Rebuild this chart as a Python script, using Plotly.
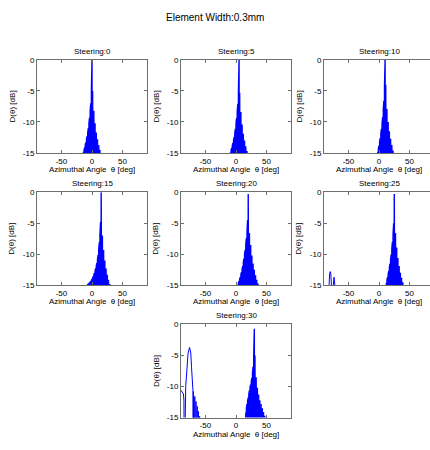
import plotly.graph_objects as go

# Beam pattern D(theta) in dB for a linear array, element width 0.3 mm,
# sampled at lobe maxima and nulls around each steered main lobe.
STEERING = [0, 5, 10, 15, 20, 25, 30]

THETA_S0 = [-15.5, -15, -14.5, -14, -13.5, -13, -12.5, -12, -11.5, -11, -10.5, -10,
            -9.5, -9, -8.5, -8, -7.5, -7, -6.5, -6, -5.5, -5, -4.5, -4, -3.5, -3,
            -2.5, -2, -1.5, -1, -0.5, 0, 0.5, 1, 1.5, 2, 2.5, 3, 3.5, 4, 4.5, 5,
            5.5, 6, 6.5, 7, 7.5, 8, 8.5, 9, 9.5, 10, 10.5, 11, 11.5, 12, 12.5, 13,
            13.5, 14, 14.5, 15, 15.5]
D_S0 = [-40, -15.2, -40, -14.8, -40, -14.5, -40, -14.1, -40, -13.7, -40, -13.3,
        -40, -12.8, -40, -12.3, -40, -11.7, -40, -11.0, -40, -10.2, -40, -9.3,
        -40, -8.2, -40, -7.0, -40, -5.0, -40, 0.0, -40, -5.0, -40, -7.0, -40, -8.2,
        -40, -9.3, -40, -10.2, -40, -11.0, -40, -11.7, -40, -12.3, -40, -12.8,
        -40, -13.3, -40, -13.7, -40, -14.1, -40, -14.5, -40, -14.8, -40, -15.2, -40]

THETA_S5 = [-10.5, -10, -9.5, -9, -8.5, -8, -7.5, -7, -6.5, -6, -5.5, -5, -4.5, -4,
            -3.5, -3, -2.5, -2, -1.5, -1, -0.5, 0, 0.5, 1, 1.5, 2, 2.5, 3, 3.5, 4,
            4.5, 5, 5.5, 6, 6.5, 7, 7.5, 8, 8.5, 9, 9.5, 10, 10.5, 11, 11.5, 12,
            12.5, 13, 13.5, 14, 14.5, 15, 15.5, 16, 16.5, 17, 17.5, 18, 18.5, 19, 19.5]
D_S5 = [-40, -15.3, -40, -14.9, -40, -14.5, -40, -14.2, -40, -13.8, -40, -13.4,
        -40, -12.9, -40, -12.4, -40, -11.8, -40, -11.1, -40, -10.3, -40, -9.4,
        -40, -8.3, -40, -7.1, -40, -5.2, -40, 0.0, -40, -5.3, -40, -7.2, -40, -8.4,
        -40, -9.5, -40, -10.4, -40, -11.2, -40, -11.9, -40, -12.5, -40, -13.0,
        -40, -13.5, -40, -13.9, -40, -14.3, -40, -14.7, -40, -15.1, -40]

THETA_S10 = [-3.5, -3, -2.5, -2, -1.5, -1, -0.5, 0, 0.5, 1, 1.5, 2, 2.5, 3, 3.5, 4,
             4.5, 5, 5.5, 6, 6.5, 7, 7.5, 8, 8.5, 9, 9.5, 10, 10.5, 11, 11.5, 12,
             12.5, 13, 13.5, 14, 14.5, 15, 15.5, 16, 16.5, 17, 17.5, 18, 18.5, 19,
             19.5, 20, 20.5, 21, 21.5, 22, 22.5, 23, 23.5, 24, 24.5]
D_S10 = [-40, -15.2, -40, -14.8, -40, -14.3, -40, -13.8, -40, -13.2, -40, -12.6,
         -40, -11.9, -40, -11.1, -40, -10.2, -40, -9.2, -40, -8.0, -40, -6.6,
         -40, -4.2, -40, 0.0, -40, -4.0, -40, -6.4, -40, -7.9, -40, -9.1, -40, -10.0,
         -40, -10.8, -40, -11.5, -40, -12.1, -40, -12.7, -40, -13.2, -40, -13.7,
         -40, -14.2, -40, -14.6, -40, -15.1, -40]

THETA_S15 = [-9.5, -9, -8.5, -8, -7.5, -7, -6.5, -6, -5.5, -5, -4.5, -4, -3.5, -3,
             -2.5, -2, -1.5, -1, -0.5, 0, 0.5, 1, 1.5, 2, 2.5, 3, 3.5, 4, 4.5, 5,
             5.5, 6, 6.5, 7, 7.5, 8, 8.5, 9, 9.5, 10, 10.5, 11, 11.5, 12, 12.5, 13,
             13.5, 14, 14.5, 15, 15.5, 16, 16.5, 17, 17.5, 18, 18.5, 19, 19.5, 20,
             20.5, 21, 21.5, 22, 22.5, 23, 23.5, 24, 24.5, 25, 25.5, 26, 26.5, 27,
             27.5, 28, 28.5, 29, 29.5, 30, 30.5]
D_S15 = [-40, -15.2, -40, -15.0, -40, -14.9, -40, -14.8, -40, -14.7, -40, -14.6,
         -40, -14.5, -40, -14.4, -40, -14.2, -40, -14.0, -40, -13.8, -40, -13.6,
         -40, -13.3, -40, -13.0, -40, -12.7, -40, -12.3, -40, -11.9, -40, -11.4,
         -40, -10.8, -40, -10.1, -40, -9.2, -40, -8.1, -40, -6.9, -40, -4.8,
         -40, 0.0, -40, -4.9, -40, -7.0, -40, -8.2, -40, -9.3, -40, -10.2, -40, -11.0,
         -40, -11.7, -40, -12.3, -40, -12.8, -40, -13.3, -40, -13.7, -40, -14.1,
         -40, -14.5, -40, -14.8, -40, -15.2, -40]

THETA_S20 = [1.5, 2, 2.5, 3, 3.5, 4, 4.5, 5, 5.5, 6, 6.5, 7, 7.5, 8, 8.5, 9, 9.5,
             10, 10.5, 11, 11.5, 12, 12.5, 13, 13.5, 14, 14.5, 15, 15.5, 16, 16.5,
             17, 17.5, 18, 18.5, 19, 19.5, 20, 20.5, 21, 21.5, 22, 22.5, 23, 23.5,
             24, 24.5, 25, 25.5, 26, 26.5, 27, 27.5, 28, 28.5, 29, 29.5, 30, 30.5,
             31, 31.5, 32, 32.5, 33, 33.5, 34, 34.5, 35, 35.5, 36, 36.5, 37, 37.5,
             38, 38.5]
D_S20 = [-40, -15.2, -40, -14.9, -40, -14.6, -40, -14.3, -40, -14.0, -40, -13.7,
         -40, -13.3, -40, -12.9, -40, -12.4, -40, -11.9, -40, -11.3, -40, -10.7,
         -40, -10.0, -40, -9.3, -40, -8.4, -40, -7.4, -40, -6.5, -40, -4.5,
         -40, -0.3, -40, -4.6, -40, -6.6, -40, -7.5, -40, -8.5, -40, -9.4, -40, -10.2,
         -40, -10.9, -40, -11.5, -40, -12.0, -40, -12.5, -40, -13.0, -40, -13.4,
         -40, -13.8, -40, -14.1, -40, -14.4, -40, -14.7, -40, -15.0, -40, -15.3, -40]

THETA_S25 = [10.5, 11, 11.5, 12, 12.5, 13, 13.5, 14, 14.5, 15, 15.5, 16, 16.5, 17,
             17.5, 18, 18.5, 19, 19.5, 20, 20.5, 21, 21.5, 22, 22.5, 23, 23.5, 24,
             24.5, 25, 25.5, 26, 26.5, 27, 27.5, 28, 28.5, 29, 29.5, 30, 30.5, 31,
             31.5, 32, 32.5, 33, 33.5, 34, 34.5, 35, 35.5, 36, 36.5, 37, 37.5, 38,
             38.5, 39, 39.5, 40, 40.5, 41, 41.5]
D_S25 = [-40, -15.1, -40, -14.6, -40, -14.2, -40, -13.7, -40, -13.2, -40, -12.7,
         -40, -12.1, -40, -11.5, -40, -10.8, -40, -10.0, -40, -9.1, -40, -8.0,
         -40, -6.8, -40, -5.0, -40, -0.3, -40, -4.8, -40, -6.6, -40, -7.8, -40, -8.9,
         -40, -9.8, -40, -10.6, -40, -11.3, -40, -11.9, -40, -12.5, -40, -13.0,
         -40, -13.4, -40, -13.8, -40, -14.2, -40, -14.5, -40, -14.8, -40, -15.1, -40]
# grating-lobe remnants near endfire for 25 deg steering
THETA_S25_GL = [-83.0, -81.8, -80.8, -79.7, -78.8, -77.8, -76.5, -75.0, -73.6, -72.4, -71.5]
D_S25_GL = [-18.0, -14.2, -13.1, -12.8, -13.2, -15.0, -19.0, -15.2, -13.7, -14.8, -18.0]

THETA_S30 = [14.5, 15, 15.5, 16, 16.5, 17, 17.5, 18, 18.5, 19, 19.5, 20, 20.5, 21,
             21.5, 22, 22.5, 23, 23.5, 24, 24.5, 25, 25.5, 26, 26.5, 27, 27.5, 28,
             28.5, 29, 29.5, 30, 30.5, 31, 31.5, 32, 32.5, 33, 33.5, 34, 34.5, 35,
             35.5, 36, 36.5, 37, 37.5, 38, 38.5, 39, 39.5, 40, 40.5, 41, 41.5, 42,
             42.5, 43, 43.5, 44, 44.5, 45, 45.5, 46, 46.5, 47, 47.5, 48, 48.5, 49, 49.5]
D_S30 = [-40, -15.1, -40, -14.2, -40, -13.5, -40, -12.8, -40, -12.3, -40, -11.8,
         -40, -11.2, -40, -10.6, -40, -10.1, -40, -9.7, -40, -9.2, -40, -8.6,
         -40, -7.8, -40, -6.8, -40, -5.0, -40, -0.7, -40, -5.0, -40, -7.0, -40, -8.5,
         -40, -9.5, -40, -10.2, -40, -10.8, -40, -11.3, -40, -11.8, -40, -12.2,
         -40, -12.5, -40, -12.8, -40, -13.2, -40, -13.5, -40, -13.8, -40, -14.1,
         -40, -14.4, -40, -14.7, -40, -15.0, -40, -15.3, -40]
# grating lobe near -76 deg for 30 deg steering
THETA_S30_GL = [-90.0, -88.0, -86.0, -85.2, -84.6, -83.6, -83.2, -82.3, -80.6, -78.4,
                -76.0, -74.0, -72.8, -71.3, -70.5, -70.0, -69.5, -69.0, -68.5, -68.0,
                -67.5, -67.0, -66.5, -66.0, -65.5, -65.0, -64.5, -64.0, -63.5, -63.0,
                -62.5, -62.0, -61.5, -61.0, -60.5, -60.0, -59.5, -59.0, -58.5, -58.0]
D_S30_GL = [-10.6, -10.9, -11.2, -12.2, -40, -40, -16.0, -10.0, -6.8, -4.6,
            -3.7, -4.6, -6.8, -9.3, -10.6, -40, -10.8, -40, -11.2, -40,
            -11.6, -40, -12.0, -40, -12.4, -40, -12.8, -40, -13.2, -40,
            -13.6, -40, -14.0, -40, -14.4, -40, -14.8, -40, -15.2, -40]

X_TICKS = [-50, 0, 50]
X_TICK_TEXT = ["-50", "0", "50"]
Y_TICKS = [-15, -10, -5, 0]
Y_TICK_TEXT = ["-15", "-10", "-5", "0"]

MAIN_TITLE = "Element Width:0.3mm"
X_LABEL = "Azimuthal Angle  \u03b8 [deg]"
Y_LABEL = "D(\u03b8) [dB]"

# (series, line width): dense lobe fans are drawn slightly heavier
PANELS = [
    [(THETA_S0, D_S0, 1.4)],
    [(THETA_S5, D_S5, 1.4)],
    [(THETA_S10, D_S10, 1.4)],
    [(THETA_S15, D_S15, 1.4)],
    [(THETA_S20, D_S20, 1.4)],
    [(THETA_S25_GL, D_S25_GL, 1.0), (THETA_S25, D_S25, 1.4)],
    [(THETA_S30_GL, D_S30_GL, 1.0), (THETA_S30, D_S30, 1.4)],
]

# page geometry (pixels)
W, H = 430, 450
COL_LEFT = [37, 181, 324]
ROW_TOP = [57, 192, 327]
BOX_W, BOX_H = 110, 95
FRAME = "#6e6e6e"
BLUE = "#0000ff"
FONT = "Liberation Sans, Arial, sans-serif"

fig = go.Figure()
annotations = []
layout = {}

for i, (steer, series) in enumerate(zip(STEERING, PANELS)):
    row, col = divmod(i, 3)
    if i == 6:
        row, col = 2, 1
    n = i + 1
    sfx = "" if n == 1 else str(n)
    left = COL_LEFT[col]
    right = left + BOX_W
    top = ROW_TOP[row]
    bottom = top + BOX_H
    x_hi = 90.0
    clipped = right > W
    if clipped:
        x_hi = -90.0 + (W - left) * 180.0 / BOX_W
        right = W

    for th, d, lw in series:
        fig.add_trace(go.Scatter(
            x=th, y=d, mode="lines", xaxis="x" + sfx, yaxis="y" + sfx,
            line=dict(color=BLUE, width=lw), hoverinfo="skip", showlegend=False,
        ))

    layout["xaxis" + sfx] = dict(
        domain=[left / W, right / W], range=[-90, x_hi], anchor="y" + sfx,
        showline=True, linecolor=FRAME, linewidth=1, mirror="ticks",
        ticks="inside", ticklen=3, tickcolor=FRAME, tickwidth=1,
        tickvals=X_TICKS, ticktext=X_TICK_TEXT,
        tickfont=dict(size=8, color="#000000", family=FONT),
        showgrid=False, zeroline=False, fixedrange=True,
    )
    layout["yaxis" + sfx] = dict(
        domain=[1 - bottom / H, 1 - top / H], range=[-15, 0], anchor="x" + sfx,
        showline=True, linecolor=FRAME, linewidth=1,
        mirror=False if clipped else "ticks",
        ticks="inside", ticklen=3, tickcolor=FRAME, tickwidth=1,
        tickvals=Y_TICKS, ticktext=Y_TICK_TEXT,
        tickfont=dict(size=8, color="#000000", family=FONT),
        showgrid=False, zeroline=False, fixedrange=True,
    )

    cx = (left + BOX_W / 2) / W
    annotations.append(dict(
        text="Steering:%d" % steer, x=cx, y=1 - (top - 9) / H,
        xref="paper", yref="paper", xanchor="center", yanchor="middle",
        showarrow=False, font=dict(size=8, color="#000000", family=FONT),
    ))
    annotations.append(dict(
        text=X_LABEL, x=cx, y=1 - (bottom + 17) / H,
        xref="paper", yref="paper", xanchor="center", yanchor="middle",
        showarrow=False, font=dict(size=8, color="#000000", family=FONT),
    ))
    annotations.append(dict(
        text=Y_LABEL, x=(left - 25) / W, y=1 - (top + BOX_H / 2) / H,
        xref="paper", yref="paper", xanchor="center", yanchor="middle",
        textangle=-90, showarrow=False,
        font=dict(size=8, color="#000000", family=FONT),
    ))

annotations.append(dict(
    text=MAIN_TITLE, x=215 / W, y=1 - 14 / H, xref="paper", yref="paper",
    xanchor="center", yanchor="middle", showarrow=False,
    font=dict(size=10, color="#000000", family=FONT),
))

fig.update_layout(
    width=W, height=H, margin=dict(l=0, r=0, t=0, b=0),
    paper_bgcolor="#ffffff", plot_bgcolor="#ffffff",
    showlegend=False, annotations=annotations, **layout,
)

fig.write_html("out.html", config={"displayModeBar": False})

---

* _YOUR TASK_
Print the data above verbatim from the first line through the line holding "-14.1, -40, -14.5, -40, -14.8, -40, -15.2, -40]", leaving every picture out.

* _SOLUTION FOR THIS PROBLEM_
Rebuild this chart as a Python script, using Plotly.
import plotly.graph_objects as go

# Beam pattern D(theta) in dB for a linear array, element width 0.3 mm,
# sampled at lobe maxima and nulls around each steered main lobe.
STEERING = [0, 5, 10, 15, 20, 25, 30]

THETA_S0 = [-15.5, -15, -14.5, -14, -13.5, -13, -12.5, -12, -11.5, -11, -10.5, -10,
            -9.5, -9, -8.5, -8, -7.5, -7, -6.5, -6, -5.5, -5, -4.5, -4, -3.5, -3,
            -2.5, -2, -1.5, -1, -0.5, 0, 0.5, 1, 1.5, 2, 2.5, 3, 3.5, 4, 4.5, 5,
            5.5, 6, 6.5, 7, 7.5, 8, 8.5, 9, 9.5, 10, 10.5, 11, 11.5, 12, 12.5, 13,
            13.5, 14, 14.5, 15, 15.5]
D_S0 = [-40, -15.2, -40, -14.8, -40, -14.5, -40, -14.1, -40, -13.7, -40, -13.3,
        -40, -12.8, -40, -12.3, -40, -11.7, -40, -11.0, -40, -10.2, -40, -9.3,
        -40, -8.2, -40, -7.0, -40, -5.0, -40, 0.0, -40, -5.0, -40, -7.0, -40, -8.2,
        -40, -9.3, -40, -10.2, -40, -11.0, -40, -11.7, -40, -12.3, -40, -12.8,
        -40, -13.3, -40, -13.7, -40, -14.1, -40, -14.5, -40, -14.8, -40, -15.2, -40]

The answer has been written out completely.